Wilentz charges that “Copland’s music from the 1940s served as Dylan’s call to order, his American invocation” (18). This is both startling and significant in that Dylan, a performer and man infamous for political music coupled with nonpolitical action, was influenced by an active participant in the Popular Front — very noteworthy. Copland, as a revolutionary artist, sought to suffuse “the fabric of national life” and did so by “mining and reinventing…cowboy tunes” (26). Wilentz then compares Copland’s turn to American myth and song to Dylan’s delving into the folk tradition, arguing that they’re kindred spirits in their “amalgamating art” (45).

For Wilentz, the orchestral work of Copland “raises some of the same conundrums that Dylan’s songs do — about art and politics, simplicity and difficulty, compromise and genius, love and theft” (35). Wilentz’s analysis eventually leads from Dylan’s role and participation in the folk tradition to Dylan’s appropriation, purloining, and embodying of both high and low American art remnants and revenants, a practice so intricate and encompassing it warrants the title “Love and Theft” (quotation marks, warts, and all). With each subsequent chapter — culminating in Dylan’s later years (1990s, 2000s), where his allusive and referential texts are most apparent and have drawn the most critical attention — Wilentz demonstrates and frequently refers to the imbricated, overlapping nature of Dylan’s influences, historical context, and the art that came out of it.

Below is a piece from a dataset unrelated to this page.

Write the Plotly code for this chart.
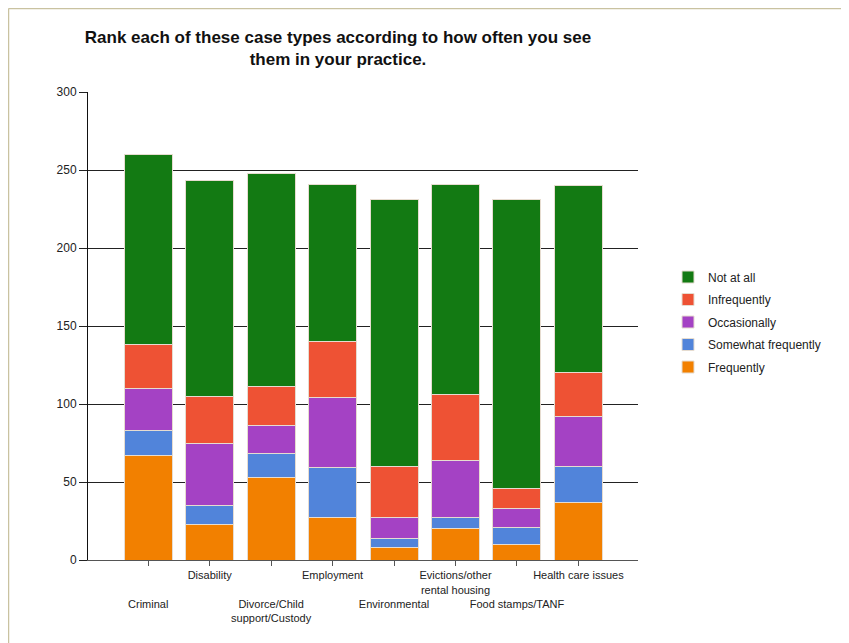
import plotly.graph_objects as go

categories = ["Criminal", "Disability", "Divorce/Child support/Custody", "Employment",
              "Environmental", "Evictions/other rental housing", "Food stamps/TANF",
              "Health care issues"]
tick_labels = ["<br><br>Criminal", "Disability", "<br><br>Divorce/Child<br>support/Custody",
               "Employment", "<br><br>Environmental", "Evictions/other<br>rental housing",
               "<br><br>Food stamps/TANF", "Health care issues"]

frequently = [67, 23, 53, 27, 8, 20, 10, 37]
somewhat_frequently = [16, 12, 15, 32, 6, 7, 11, 23]
occasionally = [27, 40, 18, 45, 13, 37, 12, 32]
infrequently = [28, 30, 25, 36, 33, 42, 13, 28]
not_at_all = [122, 138, 137, 101, 171, 135, 185, 120]

series = [
    ("Frequently", frequently, "#F28000"),
    ("Somewhat frequently", somewhat_frequently, "#5184DA"),
    ("Occasionally", occasionally, "#A442C4"),
    ("Infrequently", infrequently, "#EE5234"),
    ("Not at all", not_at_all, "#137A13"),
]

fig = go.Figure()
for i, (name, vals, color) in enumerate(series):
    fig.add_trace(go.Bar(
        x=categories, y=vals, name=name, legendgroup=name,
        legendrank=1000 - i,
        marker=dict(color=color, line=dict(color="#E6DCD0", width=1)),
        width=0.78,
    ))

# page has an 8px body margin; figure coordinates = screen - 8
W, H = 841, 635
ml, mt = 80, 84
pw, ph = 550, 468
mr, mb = W - ml - pw, H - mt - ph

fig.update_layout(
    width=W, height=H,
    barmode="stack",
    paper_bgcolor="white", plot_bgcolor="white",
    margin=dict(l=ml, r=mr, t=mt, b=mb, pad=0),
    font=dict(family="Liberation Sans, Arial, sans-serif", size=11, color="#222"),
    title=dict(
        text="Rank each of these case types according to how often you see<br>them in your practice.",
        font=dict(family="Liberation Sans, Arial, sans-serif", size=17, color="#111", weight="bold"),
        x=330 / W, xanchor="center", xref="container",
        y=1 - 35 / H, yanchor="top", yref="container",
    ),
    showlegend=True,
    legend=dict(
        traceorder="grouped", x=(660 - ml) / pw, xanchor="left",
        y=(552 - 314) / ph, yanchor="middle",
        font=dict(size=12, color="#222"), tracegroupgap=3.5,
        bgcolor="rgba(0,0,0,0)",
    ),
    bargap=0.22,
)

fig.update_xaxes(
    type="category", tickmode="array", tickvals=categories, ticktext=tick_labels,
    range=[-0.98, 7.97], showgrid=False, showline=True, linecolor="#555", linewidth=1,
    ticks="outside", ticklen=5, tickcolor="#555", tickangle=0,
    tickfont=dict(size=11, color="#222"),
)
fig.update_yaxes(
    range=[0, 300], dtick=50, showgrid=True, gridcolor="#222", gridwidth=1,
    showline=True, linecolor="#111", linewidth=1, ticks="outside", ticklen=8,
    tickcolor="#222", zeroline=False, tickfont=dict(size=12, color="#222"),
)

# outer frame lines (top and left) as in the reference
fx = (0.5 - ml) / pw
fy = 1 + (mt - 0.5) / ph
fig.add_shape(type="line", xref="paper", yref="paper",
              x0=fx, x1=(W - ml) / pw, y0=fy, y1=fy,
              line=dict(color="#C9C2A0", width=1.5))
fig.add_shape(type="line", xref="paper", yref="paper",
              x0=fx, x1=fx, y0=fy, y1=-(mb) / ph,
              line=dict(color="#C9C2A0", width=1.5))

fig.write_html("out.html")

Wilentz also devotes noble time and attention to the details of a variety of interesting topics: Dylan’s convergence with the Beat Generation; Dylan’s penchant for masks/masques starting with the 1964 Halloween concert at the Philharmonic and crowning on the 1975 Rolling Thunder Revue tour; Dylan’s Civil War infatuation; the return-to-form Dylan experienced in the 1990s via the folk tradition, Americana (see: Theme Time Radio Hour), and that old-time religion (see: The Sacred Harp). Each of these sections of the book provide an as-yet-uncovered aspect to the workings of Dylan’s art — a chorus from Kerouac’s Mexican City Blues, a forgotten French film, the prevalence and ubiquity of the phrase “bam de lam.”

While Wilentz spends unnecessary time on subjects that have already been tackled by both more adept formalist critics (Michael Gray, Christopher Ricks) and authors dedicated to specific albums or periods — the chapters dealing with the recording of Blonde on Blonde, Dylan’s born-again phase, and the 1980s monolith “Blind Willie McTell” don’t add much to the discourse — he conjures the concern — for questions of race, class, etc. — that Dylan consciously or habitually (the latter may have been the cause for the former) shirks. Dylan’s reticence to sing and speak pedantically about issues is not so much a defense mechanism as an offense mechanism. His job as an artist, first and foremost, is to be elusive, to often be difficult, to evade titles. Dylan is a man consumed by American mythos and his own subsequent myth-making. And it’s important to note: for Dylan, the personal is political. Even at his most apolitical moments, Dylan is functioning within a revolutionary context. Each Dylan song — being pastiche, being layers upon layers of American lore, law, and litany — is a political act, each song a meta-commentary on our history and unfolding current events.

With Bob Dylan in America, Wilentz sets to prove Dylan could be a radical without taking to the streets, showing how perhaps Dylan’s music itself was/is enough, the reveille agitating the youth uprising and the alarm clock reawakening slumbering fogies.